-- Supplied information --
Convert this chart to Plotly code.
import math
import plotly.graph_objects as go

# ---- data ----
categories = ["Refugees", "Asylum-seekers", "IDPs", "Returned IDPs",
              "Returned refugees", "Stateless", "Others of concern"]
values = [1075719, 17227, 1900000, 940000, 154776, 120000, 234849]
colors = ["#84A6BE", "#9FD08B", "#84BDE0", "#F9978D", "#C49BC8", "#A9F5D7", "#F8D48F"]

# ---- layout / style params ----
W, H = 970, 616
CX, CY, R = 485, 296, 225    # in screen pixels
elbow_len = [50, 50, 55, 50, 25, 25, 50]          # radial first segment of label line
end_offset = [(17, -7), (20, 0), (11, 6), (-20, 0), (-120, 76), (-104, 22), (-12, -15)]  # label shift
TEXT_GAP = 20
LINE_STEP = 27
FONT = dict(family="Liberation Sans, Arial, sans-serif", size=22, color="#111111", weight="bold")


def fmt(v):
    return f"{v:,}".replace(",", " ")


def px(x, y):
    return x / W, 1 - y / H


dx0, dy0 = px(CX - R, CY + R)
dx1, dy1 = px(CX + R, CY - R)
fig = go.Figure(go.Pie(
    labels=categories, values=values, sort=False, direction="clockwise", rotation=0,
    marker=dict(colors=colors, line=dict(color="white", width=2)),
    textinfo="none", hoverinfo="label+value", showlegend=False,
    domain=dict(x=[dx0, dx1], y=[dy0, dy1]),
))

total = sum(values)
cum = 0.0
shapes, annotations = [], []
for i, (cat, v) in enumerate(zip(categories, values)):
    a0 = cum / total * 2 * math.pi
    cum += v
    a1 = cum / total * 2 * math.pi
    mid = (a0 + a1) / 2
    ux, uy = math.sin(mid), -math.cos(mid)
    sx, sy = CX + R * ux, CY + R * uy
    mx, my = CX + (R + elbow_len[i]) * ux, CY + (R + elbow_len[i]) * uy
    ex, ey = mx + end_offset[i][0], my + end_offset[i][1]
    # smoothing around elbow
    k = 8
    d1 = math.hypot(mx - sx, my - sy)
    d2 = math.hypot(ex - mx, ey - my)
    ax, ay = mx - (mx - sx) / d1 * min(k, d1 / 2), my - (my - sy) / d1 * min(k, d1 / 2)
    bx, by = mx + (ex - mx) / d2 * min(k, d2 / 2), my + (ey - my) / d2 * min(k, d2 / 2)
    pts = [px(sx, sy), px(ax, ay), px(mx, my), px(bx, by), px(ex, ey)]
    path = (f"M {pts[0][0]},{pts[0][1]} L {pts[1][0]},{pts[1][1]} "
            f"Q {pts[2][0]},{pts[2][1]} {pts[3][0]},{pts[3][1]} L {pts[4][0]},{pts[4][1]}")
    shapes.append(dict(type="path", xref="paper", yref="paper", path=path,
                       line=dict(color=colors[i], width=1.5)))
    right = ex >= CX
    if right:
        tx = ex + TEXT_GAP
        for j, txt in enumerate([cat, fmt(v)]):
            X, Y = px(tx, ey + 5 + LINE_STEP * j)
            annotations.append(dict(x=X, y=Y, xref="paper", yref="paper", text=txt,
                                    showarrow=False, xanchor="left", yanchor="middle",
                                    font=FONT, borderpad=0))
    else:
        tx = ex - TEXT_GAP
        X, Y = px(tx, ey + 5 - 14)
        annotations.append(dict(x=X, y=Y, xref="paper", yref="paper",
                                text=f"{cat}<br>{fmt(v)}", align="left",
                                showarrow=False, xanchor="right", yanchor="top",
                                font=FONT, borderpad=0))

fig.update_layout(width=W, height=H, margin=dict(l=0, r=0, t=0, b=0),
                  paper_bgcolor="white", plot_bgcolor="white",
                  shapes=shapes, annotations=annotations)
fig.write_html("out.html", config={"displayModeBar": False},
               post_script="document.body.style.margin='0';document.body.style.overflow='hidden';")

-- Directive --
Copy out each line exactly as written.

-- Solution to the exercise --
Convert this chart to Plotly code.
import math
import plotly.graph_objects as go

# ---- data ----
categories = ["Refugees", "Asylum-seekers", "IDPs", "Returned IDPs",
              "Returned refugees", "Stateless", "Others of concern"]
values = [1075719, 17227, 1900000, 940000, 154776, 120000, 234849]
colors = ["#84A6BE", "#9FD08B", "#84BDE0", "#F9978D", "#C49BC8", "#A9F5D7", "#F8D48F"]

# ---- layout / style params ----
W, H = 970, 616
CX, CY, R = 485, 296, 225    # in screen pixels
elbow_len = [50, 50, 55, 50, 25, 25, 50]          # radial first segment of label line
end_offset = [(17, -7), (20, 0), (11, 6), (-20, 0), (-120, 76), (-104, 22), (-12, -15)]  # label shift
TEXT_GAP = 20
LINE_STEP = 27
FONT = dict(family="Liberation Sans, Arial, sans-serif", size=22, color="#111111", weight="bold")


def fmt(v):
    return f"{v:,}".replace(",", " ")


def px(x, y):
    return x / W, 1 - y / H


dx0, dy0 = px(CX - R, CY + R)
dx1, dy1 = px(CX + R, CY - R)
fig = go.Figure(go.Pie(
    labels=categories, values=values, sort=False, direction="clockwise", rotation=0,
    marker=dict(colors=colors, line=dict(color="white", width=2)),
    textinfo="none", hoverinfo="label+value", showlegend=False,
    domain=dict(x=[dx0, dx1], y=[dy0, dy1]),
))

total = sum(values)
cum = 0.0
shapes, annotations = [], []
for i, (cat, v) in enumerate(zip(categories, values)):
    a0 = cum / total * 2 * math.pi
    cum += v
    a1 = cum / total * 2 * math.pi
    mid = (a0 + a1) / 2
    ux, uy = math.sin(mid), -math.cos(mid)
    sx, sy = CX + R * ux, CY + R * uy
    mx, my = CX + (R + elbow_len[i]) * ux, CY + (R + elbow_len[i]) * uy
    ex, ey = mx + end_offset[i][0], my + end_offset[i][1]
    # smoothing around elbow
    k = 8
    d1 = math.hypot(mx - sx, my - sy)
    d2 = math.hypot(ex - mx, ey - my)
    ax, ay = mx - (mx - sx) / d1 * min(k, d1 / 2), my - (my - sy) / d1 * min(k, d1 / 2)
    bx, by = mx + (ex - mx) / d2 * min(k, d2 / 2), my + (ey - my) / d2 * min(k, d2 / 2)
    pts = [px(sx, sy), px(ax, ay), px(mx, my), px(bx, by), px(ex, ey)]
    path = (f"M {pts[0][0]},{pts[0][1]} L {pts[1][0]},{pts[1][1]} "
            f"Q {pts[2][0]},{pts[2][1]} {pts[3][0]},{pts[3][1]} L {pts[4][0]},{pts[4][1]}")
    shapes.append(dict(type="path", xref="paper", yref="paper", path=path,
                       line=dict(color=colors[i], width=1.5)))
    right = ex >= CX
    if right:
        tx = ex + TEXT_GAP
        for j, txt in enumerate([cat, fmt(v)]):
            X, Y = px(tx, ey + 5 + LINE_STEP * j)
            annotations.append(dict(x=X, y=Y, xref="paper", yref="paper", text=txt,
                                    showarrow=False, xanchor="left", yanchor="middle",
                                    font=FONT, borderpad=0))
    else:
        tx = ex - TEXT_GAP
        X, Y = px(tx, ey + 5 - 14)
        annotations.append(dict(x=X, y=Y, xref="paper", yref="paper",
                                text=f"{cat}<br>{fmt(v)}", align="left",
                                showarrow=False, xanchor="right", yanchor="top",
                                font=FONT, borderpad=0))

fig.update_layout(width=W, height=H, margin=dict(l=0, r=0, t=0, b=0),
                  paper_bgcolor="white", plot_bgcolor="white",
                  shapes=shapes, annotations=annotations)
fig.write_html("out.html", config={"displayModeBar": False},
               post_script="document.body.style.margin='0';document.body.style.overflow='hidden';")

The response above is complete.